[RECORDED INFORMATION start]

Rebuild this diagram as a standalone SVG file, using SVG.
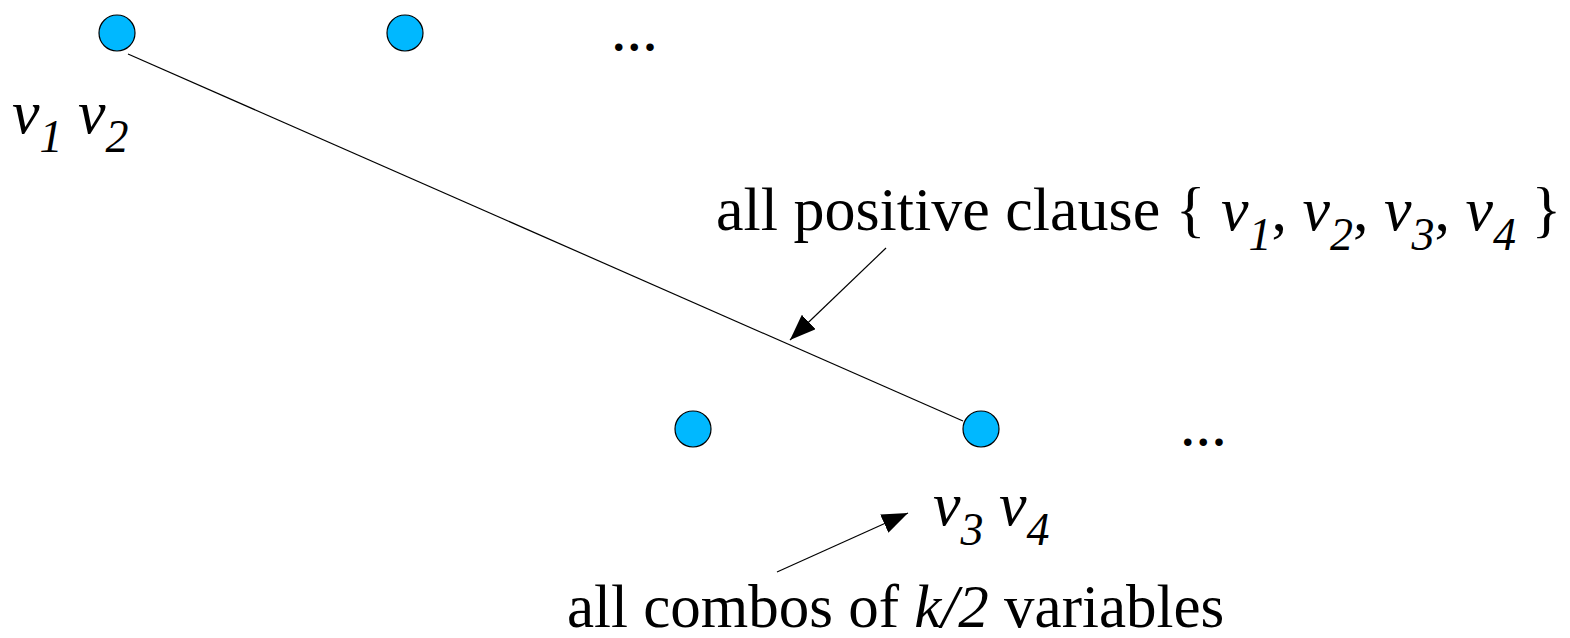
<svg xmlns="http://www.w3.org/2000/svg" width="1570" height="638" viewBox="0 0 1570 638">
<style>
.node{fill:#00b8ff;stroke:#000;stroke-width:1.2}
.t{font-family:"Liberation Serif","Times New Roman",serif;font-size:62px;fill:#000}
.i{font-style:italic}
.s{font-size:46px}
.d{font-size:46px;font-weight:bold;letter-spacing:4.1px}
.edge{stroke:#000;stroke-width:1.2;fill:none}
</style>
<defs>
<marker id="ah" markerUnits="userSpaceOnUse" viewBox="0 0 26 20" refX="26" refY="10" markerWidth="26" markerHeight="20" orient="auto">
<path d="M0,0 L26,10 L0,20 z" fill="#000"/>
</marker>
</defs>
<g id="connectors">
<line class="edge" x1="128" y1="54" x2="963" y2="421"/>
<line class="edge" x1="886" y1="248" x2="790" y2="340" marker-end="url(#ah)"/>
<line class="edge" x1="777" y1="572" x2="908" y2="513" marker-end="url(#ah)"/>
</g>
<g id="n1"><circle class="node" cx="117" cy="33" r="18"/></g>
<g id="n2"><circle class="node" cx="405" cy="33" r="18"/></g>
<g id="n3"><circle class="node" cx="693" cy="429" r="18"/></g>
<g id="n4"><circle class="node" cx="981" cy="429" r="18"/></g>
<g id="dots-top"><text class="t d" x="613" y="51">...</text></g>
<g id="dots-bottom"><text class="t d" x="1182" y="446">...</text></g>
<g id="label-v1v2"><text class="t i" x="12" y="133">v<tspan class="s" dy="19">1</tspan><tspan dy="-19"> v</tspan><tspan class="s" dy="19">2</tspan></text></g>
<g id="label-v3v4"><text class="t i" x="933" y="525">v<tspan class="s" dy="20">3</tspan><tspan dy="-20"> v</tspan><tspan class="s" dy="20">4</tspan></text></g>
<g id="label-clause"><text class="t" x="716" y="230">all positive clause { <tspan class="i">v</tspan><tspan class="i s" dy="20">1</tspan><tspan dy="-20">, </tspan><tspan class="i">v</tspan><tspan class="i s" dy="20">2</tspan><tspan dy="-20">, </tspan><tspan class="i">v</tspan><tspan class="i s" dy="20">3</tspan><tspan dy="-20">, </tspan><tspan class="i">v</tspan><tspan class="i s" dy="20">4</tspan><tspan dy="-20"> }</tspan></text></g>
<g id="label-combos"><text class="t" style="font-size:61px" x="567" y="627">all combos of <tspan class="i">k/2</tspan> variables</text></g>
</svg>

[RECORDED INFORMATION end]

# GIVEN INSTRUCTION:
Copy the material above exactly and drop the pictures.

# FULL RESPONSE:
Rebuild this diagram as a standalone SVG file, using SVG.
<svg xmlns="http://www.w3.org/2000/svg" width="1570" height="638" viewBox="0 0 1570 638">
<style>
.node{fill:#00b8ff;stroke:#000;stroke-width:1.2}
.t{font-family:"Liberation Serif","Times New Roman",serif;font-size:62px;fill:#000}
.i{font-style:italic}
.s{font-size:46px}
.d{font-size:46px;font-weight:bold;letter-spacing:4.1px}
.edge{stroke:#000;stroke-width:1.2;fill:none}
</style>
<defs>
<marker id="ah" markerUnits="userSpaceOnUse" viewBox="0 0 26 20" refX="26" refY="10" markerWidth="26" markerHeight="20" orient="auto">
<path d="M0,0 L26,10 L0,20 z" fill="#000"/>
</marker>
</defs>
<g id="connectors">
<line class="edge" x1="128" y1="54" x2="963" y2="421"/>
<line class="edge" x1="886" y1="248" x2="790" y2="340" marker-end="url(#ah)"/>
<line class="edge" x1="777" y1="572" x2="908" y2="513" marker-end="url(#ah)"/>
</g>
<g id="n1"><circle class="node" cx="117" cy="33" r="18"/></g>
<g id="n2"><circle class="node" cx="405" cy="33" r="18"/></g>
<g id="n3"><circle class="node" cx="693" cy="429" r="18"/></g>
<g id="n4"><circle class="node" cx="981" cy="429" r="18"/></g>
<g id="dots-top"><text class="t d" x="613" y="51">...</text></g>
<g id="dots-bottom"><text class="t d" x="1182" y="446">...</text></g>
<g id="label-v1v2"><text class="t i" x="12" y="133">v<tspan class="s" dy="19">1</tspan><tspan dy="-19"> v</tspan><tspan class="s" dy="19">2</tspan></text></g>
<g id="label-v3v4"><text class="t i" x="933" y="525">v<tspan class="s" dy="20">3</tspan><tspan dy="-20"> v</tspan><tspan class="s" dy="20">4</tspan></text></g>
<g id="label-clause"><text class="t" x="716" y="230">all positive clause { <tspan class="i">v</tspan><tspan class="i s" dy="20">1</tspan><tspan dy="-20">, </tspan><tspan class="i">v</tspan><tspan class="i s" dy="20">2</tspan><tspan dy="-20">, </tspan><tspan class="i">v</tspan><tspan class="i s" dy="20">3</tspan><tspan dy="-20">, </tspan><tspan class="i">v</tspan><tspan class="i s" dy="20">4</tspan><tspan dy="-20"> }</tspan></text></g>
<g id="label-combos"><text class="t" style="font-size:61px" x="567" y="627">all combos of <tspan class="i">k/2</tspan> variables</text></g>
</svg>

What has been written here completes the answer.